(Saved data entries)
________________________________________
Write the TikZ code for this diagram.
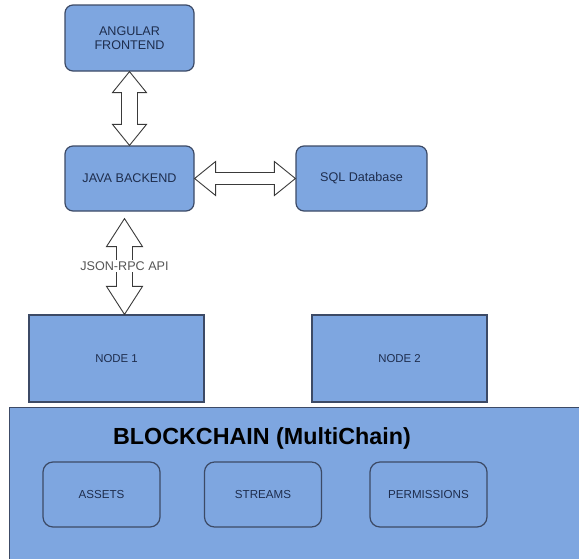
\documentclass[tikz,border=0pt]{standalone}
\usepackage{fontspec}
\setmainfont{Liberation Sans}
\usetikzlibrary{calc}
\definecolor{boxfill}{HTML}{7EA6E0}
\definecolor{boxline}{HTML}{3C4A66}
\definecolor{boxtext}{HTML}{1E2D4D}
\definecolor{arrowline}{HTML}{3A3A3A}
\definecolor{labeltext}{HTML}{555555}
\begin{document}
\begin{tikzpicture}[x=1pt,y=-1pt,
  base/.style={fill=boxfill, draw=boxline, line width=1.2pt, text=boxtext, align=center, inner sep=2pt},
  roundbox/.style={base, rounded corners=8pt, minimum width=129pt, minimum height=65pt, font=\fontsize{12.6}{14.5}\selectfont},
  flatbox/.style={base, minimum width=175pt, minimum height=87pt, font=\fontsize{11.4}{13}\selectfont},
  innerbox/.style={base, rounded corners=10pt, minimum width=117pt, minimum height=65pt, font=\fontsize{11.6}{13}\selectfont},
  dblarrow/.style={draw=arrowline, fill=white, line width=0.9pt, line join=miter},
  apilabel/.style={fill=white, text=labeltext, inner sep=1.5pt, font=\fontsize{12.6}{14}\selectfont}]
\useasboundingbox (0,0) rectangle (579,558);

\node[roundbox, minimum height=66pt] (af) at (129.5,38) {ANGULAR\\FRONTEND};
\node[roundbox] (jb) at (129.5,178.5) {JAVA BACKEND};
\node[roundbox, minimum width=131pt] (db) at (361.5,178.5) {SQL Database};

\node[flatbox] (n1) at (116.5,358.5) {NODE 1};
\node[flatbox] (n2) at (399.5,358.5) {NODE 2};

\node[base, anchor=north west, minimum width=580pt, minimum height=155pt] (bc) at (9,407) {};
\node[text=black, font=\bfseries\fontsize{23.3}{26}\selectfont, inner sep=0pt] (bct) at (262,438) {BLOCKCHAIN (MultiChain)};
\node[innerbox] (as) at (101.5,494.5) {ASSETS};
\node[innerbox] (st) at (263,494.5) {STREAMS};
\node[innerbox] (pm) at (428.5,494.5) {PERMISSIONS};

% Angular <-> Java
\draw[dblarrow] (af.south) -- ++(17,21) -- ++(-9,0) -- ($(jb.north)+(8,-21)$) -- ++(9,0) -- (jb.north)
  -- ++(-17,-21) -- ++(9,0) -- ($(af.south)+(-8,21)$) -- ++(-9,0) -- cycle;

% Java <-> SQL
\draw[dblarrow] (jb.east) -- ++(21,-17) -- ++(0,11) -- ($(db.west)+(-21,-6)$) -- ++(0,-11) -- (db.west)
  -- ++(-21,17) -- ++(0,-11) -- ($(jb.east)+(21,6)$) -- ++(0,11) -- cycle;

% Java <-> Node 1 (JSON-RPC)
\coordinate (t3) at ($(jb.south)+(-5,7)$);
\coordinate (b3) at (t3 |- n1.north);
\draw[dblarrow] (t3) -- ++(18,28) -- ++(-10,0) -- ($(b3)+(8,-28)$) -- ++(10,0) -- (b3)
  -- ++(-18,-28) -- ++(10,0) -- ($(t3)+(-8,28)$) -- ++(-10,0) -- cycle;
\node[apilabel] (api) at ($(t3)!0.495!(b3)$) {JSON-RPC API};
\end{tikzpicture}
\end{document}
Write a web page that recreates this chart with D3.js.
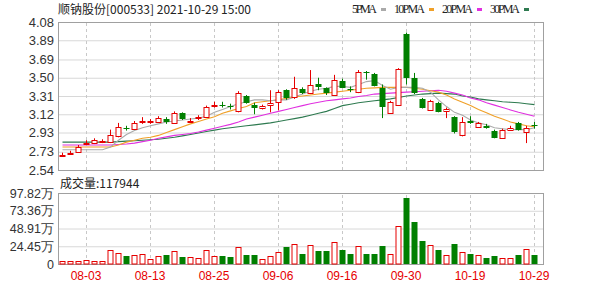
<!DOCTYPE html>
<html>
<head>
<meta charset="utf-8">
<script src="https://cdn.jsdelivr.net/npm/d3@7"></script>
<style>
  body { margin: 0; background: #fff; }
  svg { display: block; }
</style>
</head>
<body>
<div id="wrapper"></div>
<script>
// data
const dates = ["07-29","07-30","08-02","08-03","08-04","08-05","08-06","08-09","08-10","08-11",
  "08-12","08-13","08-16","08-17","08-18","08-19","08-20","08-23","08-24","08-25",
  "08-26","08-27","08-30","08-31","09-01","09-02","09-03","09-06","09-07","09-08",
  "09-09","09-10","09-13","09-14","09-15","09-16","09-17","09-22","09-23","09-24",
  "09-27","09-28","09-29","09-30","10-08","10-11","10-12","10-13","10-14","10-15",
  "10-18","10-19","10-20","10-21","10-22","10-25","10-26","10-27","10-28","10-29"]

const open = [2.69,2.71,2.73,2.82,2.82,2.84,2.83,2.90,2.975,2.97,
  3.05,3.04,3.04,3.07,3.03,3.13,3.05,3.08,3.10,3.21,
  3.215,3.205,3.15,3.31,3.22,3.19,3.22,3.25,3.37,3.30,
  3.38,3.34,3.44,3.39,3.32,3.47,3.385,3.35,3.56,3.54,
  3.39,3.14,3.22,3.96,3.50,3.28,3.17,3.24,3.15,3.09,
  2.90,3.05,2.99,3.00,2.95,2.88,2.96,3.03,2.94,3.01]
const high = [2.72,2.74,2.80,2.85,2.87,2.86,2.96,3.03,3.00,3.05,
  3.09,3.07,3.10,3.09,3.15,3.14,3.08,3.11,3.21,3.25,
  3.25,3.23,3.36,3.32,3.24,3.22,3.37,3.37,3.38,3.51,
  3.40,3.58,3.50,3.40,3.53,3.49,3.41,3.58,3.57,3.55,
  3.43,3.26,3.60,3.97,3.55,3.29,3.27,3.25,3.19,3.10,
  3.09,3.10,3.04,3.02,2.96,2.97,3.00,3.04,3.00,3.04]
const low = [2.68,2.70,2.72,2.80,2.81,2.82,2.82,2.88,2.95,2.96,
  3.02,3.02,3.03,3.02,3.02,3.06,3.03,3.06,3.09,3.19,
  3.19,3.17,3.14,3.23,3.12,3.17,3.14,3.16,3.27,3.28,
  3.33,3.33,3.37,3.32,3.31,3.39,3.35,3.34,3.48,3.41,
  3.08,3.13,3.21,3.43,3.33,3.18,3.16,3.14,3.08,2.92,
  2.89,3.02,2.98,2.97,2.87,2.87,2.95,2.95,2.82,2.97]
const close = [2.70,2.72,2.78,2.825,2.85,2.845,2.90,2.99,2.97,3.03,
  3.055,3.045,3.08,3.04,3.13,3.07,3.055,3.09,3.20,3.22,
  3.21,3.20,3.34,3.24,3.19,3.21,3.24,3.35,3.29,3.39,
  3.34,3.42,3.41,3.34,3.48,3.40,3.38,3.56,3.555,3.42,
  3.19,3.25,3.59,3.50,3.34,3.19,3.26,3.15,3.17,2.93,
  3.04,3.03,3.03,2.98,2.88,2.96,2.98,2.96,2.98,3.00]

// volume in 万手
const volume = [3.7,3.7,3.7,5.0,3.7,3.7,19.7,15.1,10.5,11.9,
  13.7,6.9,10.5,11.9,17.4,9.2,9.2,8.2,18.8,10.5,
  10.5,9.2,23.3,12.8,12.8,7.3,11.4,16.0,23.6,27.0,
  13.5,26.5,18.3,18.3,30.2,19.7,14.2,25.2,14.2,14.2,
  24.2,14.2,52.6,90.6,58.5,31.1,26.5,19.7,12.3,27.9,
  16.9,14.2,12.3,8.2,11.4,8.2,8.2,12.8,21.0,11.79]

const ma5 = [2.75,2.75,2.75,2.75,2.75,2.75,2.78,2.85,2.91,2.95,
  2.98,3.00,3.02,3.04,3.05,3.06,3.07,3.08,3.10,3.14,
  3.17,3.20,3.23,3.25,3.27,3.27,3.26,3.27,3.27,3.30,
  3.33,3.36,3.38,3.39,3.41,3.41,3.40,3.43,3.46,3.47,
  3.42,3.38,3.40,3.40,3.40,3.39,3.35,3.27,3.20,3.14,
  3.11,3.06,3.03,3.01,2.98,2.97,2.96,2.96,2.96,2.98]
const ma10 = [2.78,2.78,2.78,2.78,2.78,2.78,2.78,2.80,2.83,2.85,
  2.87,2.88,2.90,2.93,2.96,2.99,3.02,3.045,3.07,3.095,
  3.13,3.155,3.18,3.20,3.24,3.25,3.26,3.27,3.285,3.30,
  3.31,3.32,3.33,3.34,3.35,3.36,3.37,3.38,3.39,3.395,
  3.40,3.40,3.40,3.40,3.39,3.38,3.365,3.35,3.32,3.28,
  3.245,3.21,3.17,3.135,3.10,3.07,3.04,3.02,3.00,2.99]
const ma20 = [2.80,2.80,2.80,2.80,2.80,2.80,2.80,2.805,2.81,2.82,
  2.835,2.85,2.87,2.885,2.90,2.91,2.92,2.935,2.955,2.975,
  2.995,3.015,3.04,3.07,3.09,3.11,3.13,3.15,3.17,3.19,
  3.21,3.23,3.245,3.26,3.27,3.28,3.29,3.305,3.315,3.33,
  3.335,3.34,3.345,3.35,3.355,3.36,3.365,3.37,3.36,3.34,
  3.32,3.29,3.27,3.24,3.215,3.19,3.165,3.14,3.12,3.10]
const ma30 = [2.83,2.83,2.83,2.83,2.83,2.83,2.83,2.835,2.84,2.845,
  2.85,2.855,2.86,2.87,2.88,2.895,2.91,2.925,2.94,2.955,
  2.97,2.98,2.99,3.00,3.01,3.02,3.03,3.045,3.06,3.075,
  3.09,3.11,3.13,3.15,3.18,3.21,3.225,3.24,3.25,3.26,
  3.27,3.28,3.295,3.31,3.32,3.33,3.335,3.34,3.335,3.33,
  3.31,3.30,3.28,3.27,3.26,3.25,3.245,3.24,3.23,3.22]

const priceTicks = [4.08,3.89,3.69,3.50,3.31,3.12,2.93,2.73,2.54]
const volTicks = [97.82,73.36,48.91,24.45,0]
const volTickLabels = ["97.82万","73.36万","48.91万","24.45万","0"]
const dateTicks = ["08-03","08-13","08-25","09-06","09-16","09-30","10-19","10-29"]

const maSeries = [
  {name: "5PMA", values: ma5, color: "#aaaaaa", tw: 25},
  {name: "10PMA", values: ma10, color: "#f0a028", tw: 31},
  {name: "20PMA", values: ma20, color: "#e030e0", tw: 31},
  {name: "30PMA", values: ma30, color: "#2e7a50", tw: 30},
]

const RED = "#e60000"
const GREEN = "#007f00"

// dimensions
const dims = {
  width: 600, height: 286,
  left: 58, right: 543,
  priceTop: 22, priceBottom: 170,
  volTop: 193, volBottom: 264,
}

const svg = d3.select("#wrapper").append("svg")
  .attr("width", dims.width)
  .attr("height", dims.height)
  .style("font-family", "'Liberation Sans', Arial, sans-serif")

// scales
const xScale = d3.scaleBand()
  .domain(dates)
  .range([dims.left, dims.left + 480])
  .paddingInner(0.3)
  .paddingOuter(0.15)
const cx = d => Math.round(xScale(d) + xScale.bandwidth() / 2)

const yScale = d3.scaleLinear()
  .domain([2.54, 4.08])
  .range([dims.priceBottom, dims.priceTop])

const vScale = d3.scaleLinear()
  .domain([0, 97.82])
  .range([dims.volBottom, dims.volTop])

const plotW = dims.right - dims.left

// price grid + labels
const yAxis = svg.append("g")
  .attr("transform", `translate(${dims.left},0)`)
  .call(d3.axisLeft(yScale).tickValues(priceTicks)
    .tickFormat(d3.format(".2f")).tickSize(-plotW).tickPadding(4))
yAxis.select(".domain").remove()
yAxis.selectAll("line").attr("stroke", "#d8d8d8")
yAxis.selectAll("text").attr("fill", "#333").style("font-size", "13px")

const vAxis = svg.append("g")
  .attr("transform", `translate(${dims.left},0)`)
  .call(d3.axisLeft(vScale).tickValues(volTicks)
    .tickFormat((d, i) => volTickLabels[i]).tickSize(-plotW).tickPadding(4))
vAxis.select(".domain").remove()
vAxis.selectAll("line").attr("stroke", "#d8d8d8")
vAxis.selectAll("text").attr("fill", "#333").style("font-size", "12.5px")

// vertical dashed grid, price panel
const xGridTop = svg.append("g")
  .attr("transform", `translate(0,${dims.priceBottom})`)
  .call(d3.axisBottom(xScale).tickValues(dateTicks)
    .tickSize(-(dims.priceBottom - dims.priceTop)).tickFormat(""))
xGridTop.select(".domain").remove()
xGridTop.selectAll("line").attr("stroke", "#c8c8c8").attr("stroke-dasharray", "3,3")
  .attr("transform", "translate(0.5,0)")

// x axis, volume panel
const xAxis = svg.append("g")
  .attr("transform", `translate(0,${dims.volBottom})`)
  .call(d3.axisBottom(xScale).tickValues(dateTicks)
    .tickSize(-(dims.volBottom - dims.volTop)).tickPadding(7))
xAxis.select(".domain").remove()
xAxis.selectAll("line").attr("stroke", "#c8c8c8").attr("stroke-dasharray", "3,3")
  .attr("transform", "translate(0.5,0)")
xAxis.selectAll("text").attr("fill", RED).style("font-size", "12px")

// frames
svg.append("rect")
  .attr("x", dims.left + 0.5).attr("y", dims.priceTop + 0.5)
  .attr("width", plotW).attr("height", dims.priceBottom - dims.priceTop)
  .attr("fill", "none").attr("stroke", "#a0a0a0")
svg.append("rect")
  .attr("x", dims.left + 0.5).attr("y", dims.volTop + 0.5)
  .attr("width", plotW).attr("height", dims.volBottom - dims.volTop)
  .attr("fill", "none").attr("stroke", "#a0a0a0")

// MA lines
const lineGen = values => d3.line()
  .x((d, i) => cx(dates[i]) + 0.5)
  .y(d => yScale(d))(values)

svg.append("g").selectAll("path")
  .data(maSeries.slice().reverse())
  .join("path")
    .attr("d", d => lineGen(d.values))
    .attr("fill", "none")
    .attr("stroke", d => d.color)
    .attr("stroke-width", 1.1)

// candles
const candles = dates.map((d, i) => ({
  date: d, o: open[i], h: high[i], l: low[i], c: close[i], v: volume[i],
  up: close[i] >= open[i],
}))

const cg = svg.append("g").selectAll("g")
  .data(candles)
  .join("g")

cg.append("line")
  .attr("x1", d => cx(d.date) + 0.5).attr("x2", d => cx(d.date) + 0.5)
  .attr("y1", d => yScale(d.h)).attr("y2", d => yScale(d.l))
  .attr("stroke", d => d.up ? RED : GREEN)

cg.append("rect")
  .attr("x", d => d.up ? cx(d.date) - 2 : cx(d.date) - 2.5)
  .attr("y", d => Math.round(yScale(Math.max(d.o, d.c))) + (d.up ? 0.5 : 0))
  .attr("width", d => d.up ? 5 : 6)
  .attr("height", d => Math.max(1, Math.round(Math.abs(yScale(d.o) - yScale(d.c)))))
  .attr("fill", d => d.up ? "#fff" : GREEN)
  .attr("stroke", d => d.up ? RED : "none")

// volume bars
svg.append("g").selectAll("rect")
  .data(candles)
  .join("rect")
    .attr("x", d => d.up ? cx(d.date) - 2 : cx(d.date) - 2.5)
    .attr("y", d => Math.round(vScale(d.v)) + (d.up ? 0.5 : 0))
    .attr("width", d => d.up ? 5 : 6)
    .attr("height", d => dims.volBottom - Math.round(vScale(d.v)) - (d.up ? 0.5 : 0))
    .attr("fill", d => d.up ? "#fff" : GREEN)
    .attr("stroke", d => d.up ? RED : "none")

// title
svg.append("text")
  .attr("x", dims.left).attr("y", 14)
  .attr("fill", "#222")
  .style("font-family", "'Noto Sans CJK SC', sans-serif")
  .style("font-size", "12px")
  .text("顺钠股份[000533] 2021-10-29 15:00")

// legend
const legendX = [352, 394, 442, 490]
const legend = svg.append("g").selectAll("g")
  .data(maSeries)
  .join("g")
    .attr("transform", (d, i) => `translate(${legendX[i]},0)`)
legend.append("text")
  .attr("y", 13)
  .attr("textLength", d => d.tw)
  .attr("fill", "#222")
  .style("font-family", "'Liberation Serif', serif")
  .style("font-size", "12px")
  .text(d => d.name)
legend.append("rect")
  .attr("x", d => d.tw + 4).attr("y", 8)
  .attr("width", 5).attr("height", 3)
  .attr("fill", d => d.color)

// volume caption
svg.append("text")
  .attr("x", 60).attr("y", 188)
  .attr("fill", "#222")
  .style("font-family", "'Noto Sans CJK SC', sans-serif")
  .style("font-size", "12px")
  .text("成交量:117944")
</script>
</body>
</html>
________________________________________
* **Exercise goal**
Copy out each line of the records where the string "this" appears.

* **Correct answer**
Write the TikZ code for this diagram.
Write a web page that recreates this chart with D3.js.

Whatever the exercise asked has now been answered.